How he hit upon the notion that made him known from coast to coast, and got him a following of a million or more cocksure
and howling disciples, with another million or two hanging about the side-lines and brought him to such puissance that more than 100 head of Congressmen, Democrats and Republicans alike, now take his orders and eat from his hand—how this miracle was set in train will probably never be known. The doctor himself says that he was inspired by seeing a couple of poor people, in the depths of the depression, searching garbage cans for scraps of food, but that, of course, is only half the story, and not the more important half. Many other persons of tender heart had been shocked by the same spectacle, and not a few of them had resolved mightily that something had to be done about it. But. Dr. Townsend was the only one who hatched a simple, completely preposterous and hence irresistibly convincing scheme. It had three parts, all of them easily comprehensible to the meanest understanding. The first consists in paying every American more than 60 years old a pension of $200 cash a month. The second consisted in requiring every recipient to spend every cent of it before the month’s end. And the third consisted in raising the money by laying a sales tax of two per cent, upon each and every transaction involving the exchange of money, of whatever shape or sort.
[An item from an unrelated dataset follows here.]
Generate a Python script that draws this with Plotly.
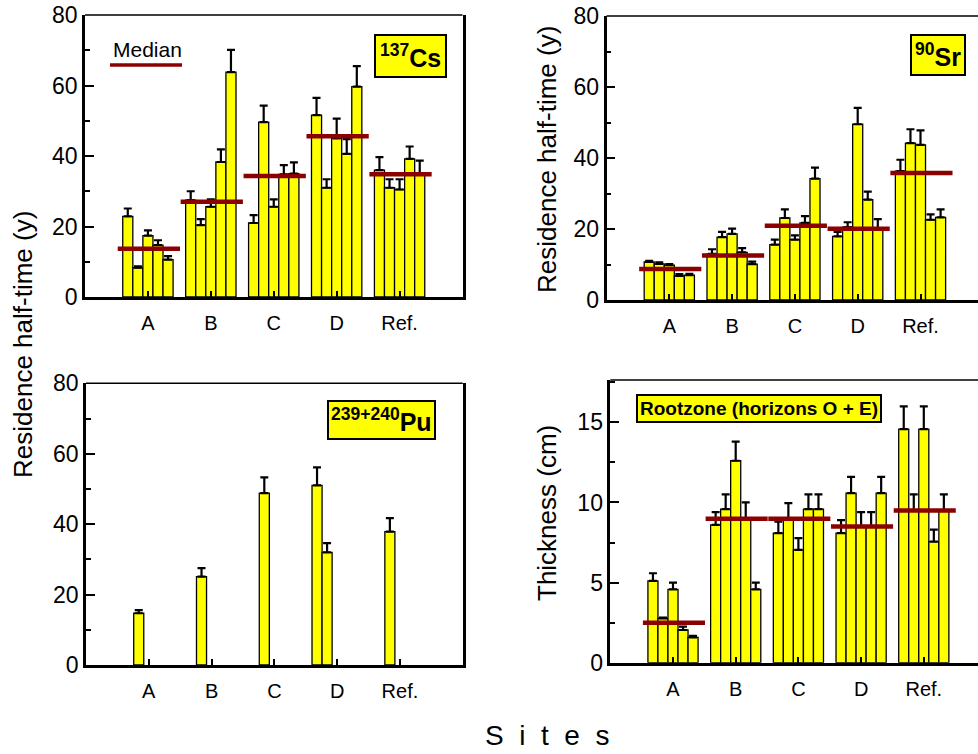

That all this was original with the doctor is, of course, hard to believe. Parts of it, in fact, had been adumbrated by other wizards, and long before the depression. But the chances are at least even that he had never heard of these other wizards, even at second hand, and the fact remains indisputable that he was the first to put the various elements together, and the first to sign on customers for the whole. He began in a small way in the purlieus of Los Angeles, but in a strangely little while he was roving all of California, and before a year had come and gone his anything but clarion voice was being heard as far east as Ohio, as far south as Florida, and as far north as Maine.